> _AIM OF THE TASK_:
Copy each line in which the string "this" occurs.

> _GIVEN DATA_:
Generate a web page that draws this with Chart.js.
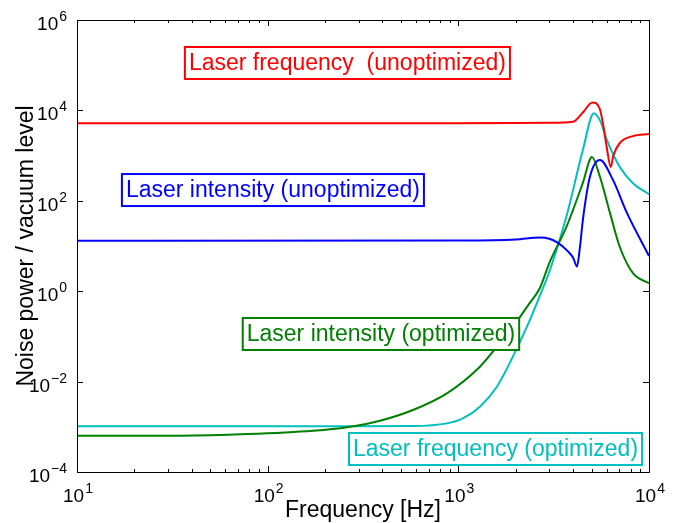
==
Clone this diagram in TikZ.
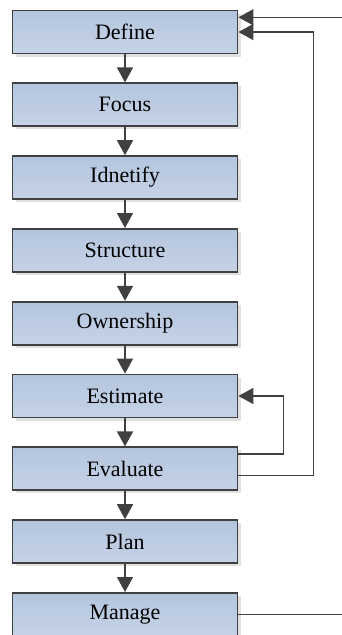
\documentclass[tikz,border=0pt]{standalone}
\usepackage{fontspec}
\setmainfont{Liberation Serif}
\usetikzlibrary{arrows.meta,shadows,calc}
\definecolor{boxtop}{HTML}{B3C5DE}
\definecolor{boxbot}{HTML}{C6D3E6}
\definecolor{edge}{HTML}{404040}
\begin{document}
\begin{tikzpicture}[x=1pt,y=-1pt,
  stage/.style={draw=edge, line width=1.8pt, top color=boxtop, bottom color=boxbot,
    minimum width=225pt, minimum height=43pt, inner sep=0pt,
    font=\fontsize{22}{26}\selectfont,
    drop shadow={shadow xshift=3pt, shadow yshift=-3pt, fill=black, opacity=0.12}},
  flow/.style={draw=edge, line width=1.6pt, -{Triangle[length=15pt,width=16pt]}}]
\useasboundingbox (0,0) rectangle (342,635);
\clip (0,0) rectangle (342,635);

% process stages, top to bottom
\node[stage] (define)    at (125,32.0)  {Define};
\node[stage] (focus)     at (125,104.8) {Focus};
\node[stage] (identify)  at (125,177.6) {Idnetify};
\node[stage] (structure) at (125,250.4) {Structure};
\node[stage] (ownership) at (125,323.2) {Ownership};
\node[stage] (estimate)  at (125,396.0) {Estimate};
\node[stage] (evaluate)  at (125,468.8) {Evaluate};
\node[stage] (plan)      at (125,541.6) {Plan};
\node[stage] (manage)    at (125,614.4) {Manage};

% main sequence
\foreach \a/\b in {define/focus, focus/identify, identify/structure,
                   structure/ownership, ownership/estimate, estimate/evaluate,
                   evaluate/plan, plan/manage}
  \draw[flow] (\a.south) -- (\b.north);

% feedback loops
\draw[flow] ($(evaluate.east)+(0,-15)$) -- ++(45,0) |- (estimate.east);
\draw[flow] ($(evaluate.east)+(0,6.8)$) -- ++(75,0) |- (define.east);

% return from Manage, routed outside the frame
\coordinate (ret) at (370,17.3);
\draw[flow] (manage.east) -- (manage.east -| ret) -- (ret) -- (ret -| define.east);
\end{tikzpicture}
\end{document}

> _SOLUTION_:
Generate a web page that draws this with Chart.js.
Clone this diagram in TikZ.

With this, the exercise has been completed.